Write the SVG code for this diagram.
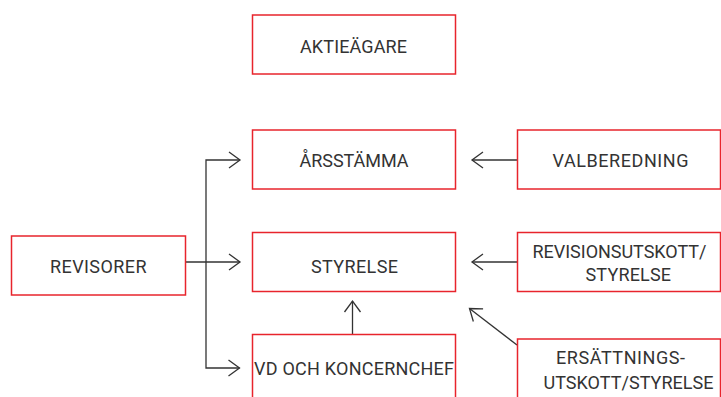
<svg xmlns="http://www.w3.org/2000/svg" width="721" height="397" viewBox="0 0 721 397">
<style>
.box{fill:#fff;stroke:#e8242c;stroke-width:1.5}
.lbl{font-family:Roboto,"Liberation Sans",sans-serif;font-size:18px;fill:#333}
.c{fill:none;stroke:#333;stroke-width:1.3}
</style>
<defs>
<marker id="ah" markerUnits="userSpaceOnUse" markerWidth="30" markerHeight="30" refX="0" refY="0" viewBox="-15 -15 30 30" orient="auto" overflow="visible">
<path d="M-11,-8 L0,0 L-11,8" fill="none" stroke="#333" stroke-width="1.3"/>
</marker>
</defs>
<rect width="721" height="397" fill="#fff"/>
<g id="connectors">
<path class="c" d="M185.5,262 H240" marker-end="url(#ah)"/>
<path class="c" d="M206,262 V160 H240" marker-end="url(#ah)"/>
<path class="c" d="M206,262 V368 H239.5" marker-end="url(#ah)"/>
<path class="c" d="M517.5,160 H472" marker-end="url(#ah)"/>
<path class="c" d="M517.5,262 H472" marker-end="url(#ah)"/>
<path class="c" d="M352.5,334.5 V301" marker-end="url(#ah)"/>
<path class="c" d="M517,345 L469.5,308.5" marker-end="url(#ah)"/>
</g>
<g id="aktieagare">
<rect class="box" x="252.5" y="15" width="203" height="59"/>
<text class="lbl" x="300" y="52.5" textLength="107">AKTIEÄGARE</text>
</g>
<g id="arsstamma">
<rect class="box" x="252.5" y="130" width="203" height="59"/>
<text class="lbl" x="299.5" y="167" textLength="109">ÅRSSTÄMMA</text>
</g>
<g id="styrelse">
<rect class="box" x="252.5" y="232.5" width="203" height="59"/>
<text class="lbl" x="311" y="272.5" textLength="87">STYRELSE</text>
</g>
<g id="vd">
<rect class="box" x="252.5" y="334.5" width="203" height="80"/>
<text class="lbl" x="254" y="375" textLength="200">VD OCH KONCERNCHEF</text>
</g>
<g id="revisorer">
<rect class="box" x="11.5" y="236" width="174" height="59"/>
<text class="lbl" x="50" y="272.5" textLength="96.5">REVISORER</text>
</g>
<g id="valberedning">
<rect class="box" x="517.5" y="130" width="203" height="59"/>
<text class="lbl" x="552.5" y="167" textLength="136">VALBEREDNING</text>
</g>
<g id="revisionsutskott">
<rect class="box" x="517.5" y="232.5" width="203" height="59"/>
<text class="lbl" x="532.5" y="257.5" textLength="174">REVISIONSUTSKOTT/</text>
<text class="lbl" x="585.5" y="281" textLength="85.5">STYRELSE</text>
</g>
<g id="ersattningsutskott">
<rect class="box" x="517.5" y="339" width="203" height="80"/>
<text class="lbl" x="556" y="363.5" textLength="129">ERSÄTTNINGS-</text>
<text class="lbl" x="543.5" y="388.5" textLength="170">UTSKOTT/STYRELSE</text>
</g>
</svg>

▬▬▬

▶ [TASK DESCRIPTION] Repeat verbatim all the material, but not the pictures.

▶ [ANSWER TO THE TASK]
Write the SVG code for this diagram.
<svg xmlns="http://www.w3.org/2000/svg" width="721" height="397" viewBox="0 0 721 397">
<style>
.box{fill:#fff;stroke:#e8242c;stroke-width:1.5}
.lbl{font-family:Roboto,"Liberation Sans",sans-serif;font-size:18px;fill:#333}
.c{fill:none;stroke:#333;stroke-width:1.3}
</style>
<defs>
<marker id="ah" markerUnits="userSpaceOnUse" markerWidth="30" markerHeight="30" refX="0" refY="0" viewBox="-15 -15 30 30" orient="auto" overflow="visible">
<path d="M-11,-8 L0,0 L-11,8" fill="none" stroke="#333" stroke-width="1.3"/>
</marker>
</defs>
<rect width="721" height="397" fill="#fff"/>
<g id="connectors">
<path class="c" d="M185.5,262 H240" marker-end="url(#ah)"/>
<path class="c" d="M206,262 V160 H240" marker-end="url(#ah)"/>
<path class="c" d="M206,262 V368 H239.5" marker-end="url(#ah)"/>
<path class="c" d="M517.5,160 H472" marker-end="url(#ah)"/>
<path class="c" d="M517.5,262 H472" marker-end="url(#ah)"/>
<path class="c" d="M352.5,334.5 V301" marker-end="url(#ah)"/>
<path class="c" d="M517,345 L469.5,308.5" marker-end="url(#ah)"/>
</g>
<g id="aktieagare">
<rect class="box" x="252.5" y="15" width="203" height="59"/>
<text class="lbl" x="300" y="52.5" textLength="107">AKTIEÄGARE</text>
</g>
<g id="arsstamma">
<rect class="box" x="252.5" y="130" width="203" height="59"/>
<text class="lbl" x="299.5" y="167" textLength="109">ÅRSSTÄMMA</text>
</g>
<g id="styrelse">
<rect class="box" x="252.5" y="232.5" width="203" height="59"/>
<text class="lbl" x="311" y="272.5" textLength="87">STYRELSE</text>
</g>
<g id="vd">
<rect class="box" x="252.5" y="334.5" width="203" height="80"/>
<text class="lbl" x="254" y="375" textLength="200">VD OCH KONCERNCHEF</text>
</g>
<g id="revisorer">
<rect class="box" x="11.5" y="236" width="174" height="59"/>
<text class="lbl" x="50" y="272.5" textLength="96.5">REVISORER</text>
</g>
<g id="valberedning">
<rect class="box" x="517.5" y="130" width="203" height="59"/>
<text class="lbl" x="552.5" y="167" textLength="136">VALBEREDNING</text>
</g>
<g id="revisionsutskott">
<rect class="box" x="517.5" y="232.5" width="203" height="59"/>
<text class="lbl" x="532.5" y="257.5" textLength="174">REVISIONSUTSKOTT/</text>
<text class="lbl" x="585.5" y="281" textLength="85.5">STYRELSE</text>
</g>
<g id="ersattningsutskott">
<rect class="box" x="517.5" y="339" width="203" height="80"/>
<text class="lbl" x="556" y="363.5" textLength="129">ERSÄTTNINGS-</text>
<text class="lbl" x="543.5" y="388.5" textLength="170">UTSKOTT/STYRELSE</text>
</g>
</svg>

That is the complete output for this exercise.